The next occurrence of the phrase is in 1822 by Timothy Dwight in his “Travels; in New-England and New-York.” However, Dwight is referring to a spatial sequence of trees on a mountainside in central Vermont: “Up these precipices, from the water’s edge to their summits, rose a most elegant succession of forest trees, chiefly maple, beech, and evergreens.” This is a nice confirmation of recent studies of witness trees recorded in the earliest land surveys in Vermont which demonstrate that beech and hemlock were more common in the original forests than they are today. But it is not what I was looking for, and I had to read Dwight’s passage to learn that.

The next occurrence reported by Ngram is in 1845. But if you do the search linked on the page for the actual books, an 1828 document from the US Secretary of Agriculture includes this:

The fact of the spontaneous succession of forest trees of a different kind from those which had formerly grown on the same land, when the first growth has been cut off or burnt, was known to the people of the United States from their early settlement… although a similar fact had been, ten years before [1802], noticed by Mr. Cartwright in his journal of a residence in Labrador, Lon. 1792…

This is a legitimate use of the term ‘succession’ to mean ‘ecological succession.’ It even includes citations for references which might include earlier uses of the term. And even though this book is in Google’s stack of searchable scanned books, it was not included in the graphed results from the Ngram database. And it is not the only one left out of the graph.

An 1829 edition of “The Gardener’s Magazine,” and an 1838 “Penny Cyclopaedia” both use of the phrase to mean a sequence of tree species replacing one another through time. Thoreau was 19 years old in 1838, so these occurrences predate his much later use of the phrase. And the Ngram database did not return either of these.

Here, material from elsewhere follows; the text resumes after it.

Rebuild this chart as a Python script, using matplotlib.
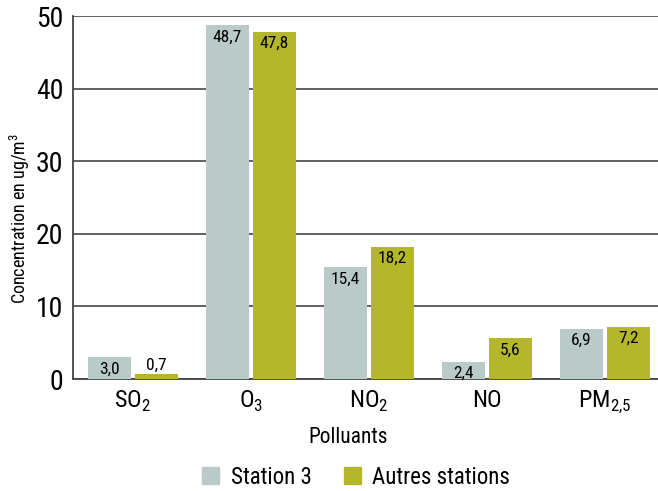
import matplotlib
matplotlib.use("Agg")
import matplotlib.pyplot as plt
import numpy as np
from matplotlib.patches import Patch
from matplotlib import font_manager

names = {f.name for f in font_manager.fontManager.ttflist}
fams = ['Roboto Condensed', 'Liberation Sans Narrow', 'Open Sans Condensed', 'Roboto', 'DejaVu Sans']
main = next(f for f in fams if f in names)
plt.rcParams['font.family'] = [main, 'DejaVu Sans']
plt.rcParams['mathtext.fontset'] = 'custom'
plt.rcParams['mathtext.rm'] = main

categories = [r'SO$_\mathregular{2}$', r'O$_\mathregular{3}$', r'NO$_\mathregular{2}$', 'NO', r'PM$_\mathregular{2{,}5}$']
station3 = [3.0, 48.7, 15.4, 2.4, 6.9]
autres = [0.7, 47.8, 18.2, 5.6, 7.2]
series_names = ['Station 3', 'Autres stations']
yticks = [0, 10, 20, 30, 40, 50]

c_gray = '#BACAC8'
c_olive = '#B4B62C'

fig = plt.figure(figsize=(6.58, 4.91), dpi=100)
ax = fig.add_axes([73/658, 1-379/491, 1-73/658, (379-16)/491])

x = np.arange(len(categories))
w = 0.364
off = 0.199
b1 = ax.bar(x - off, station3, w, color=c_gray, zorder=3)
b2 = ax.bar(x + off, autres, w, color=c_olive, zorder=3)

def fmt(v):
    return f"{v:.1f}".replace('.', ',')

for bars, vals in ((b1, station3), (b2, autres)):
    for r, v in zip(bars, vals):
        cx = r.get_x() + r.get_width() / 2
        if v < 1.5:
            ax.annotate(fmt(v), (cx, v), xytext=(0, 1), textcoords='offset points',
                        ha='center', va='bottom', fontsize=12.5, zorder=4)
        else:
            ax.annotate(fmt(v), (cx, v), xytext=(0, -3), textcoords='offset points',
                        ha='center', va='top', fontsize=12.5, zorder=4)

ax.set_ylim(0, 50)
ax.set_xlim(-0.508, 4.449)
ax.set_yticks(yticks)
ax.set_yticklabels([str(t) for t in yticks], fontsize=20)
ax.set_xticks(x)
ax.set_xticklabels(categories, fontsize=17.5)
ax.tick_params(axis='y', length=0, pad=7)
ax.tick_params(axis='x', length=0, pad=7)
ax.yaxis.grid(True, color='#555555', linewidth=1.3, zorder=0)
ax.set_axisbelow(True)
for s in ('top', 'right'):
    ax.spines[s].set_visible(False)
for s in ('left', 'bottom'):
    ax.spines[s].set_color('#444444')
    ax.spines[s].set_linewidth(1.3)

ax.set_ylabel('Concentration en ug/m$^\mathregular{3}$', fontsize=13)
ax.yaxis.set_label_coords(-0.070, 0.443)
ax.set_xlabel('Polluants', fontsize=15.5)
ax.xaxis.set_label_coords(0.47, -0.133)

handles = [Patch(color=c_gray), Patch(color=c_olive)]
fig.legend(handles, series_names, loc='center', bbox_to_anchor=(356/658, 1-477/491),
           ncol=2, frameon=False, fontsize=16.5, handlelength=0.75, handleheight=0.75,
           handletextpad=0.5, columnspacing=1.4, borderpad=0)

fig.savefig('out.png', dpi=100)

Errors in Google’s scanning and optical character recognition process may be responsible for some of the discrepancies. The Ngram search is case-sensitive, so I also searched for “Succession of Forest Trees.” I got a very different result, and it included an 1808 book with an astute discussion of forest succession based on observations in Maryland of old growth oak forests with trees 5 to 7 feet in diameter surrounded by younger forests of beech, sugar maple, and hemlock (sounds like primeval Vermont!). This is an even earlier legitimate occurrence of the phrase, and despite the capitalized search I used to find it, the phrase was not capitalized in the book.

This new search tool has tremendous potential, and it’s getting a lot of press right now. Some of the press recognizes the tool’s shortcomings, and the errors should be obvious enough that most users will quickly learn of the limitations.

Limitations or not, I got the answer I sought. Thoreau was not first. Not even close. And I didn’t really need to read that much.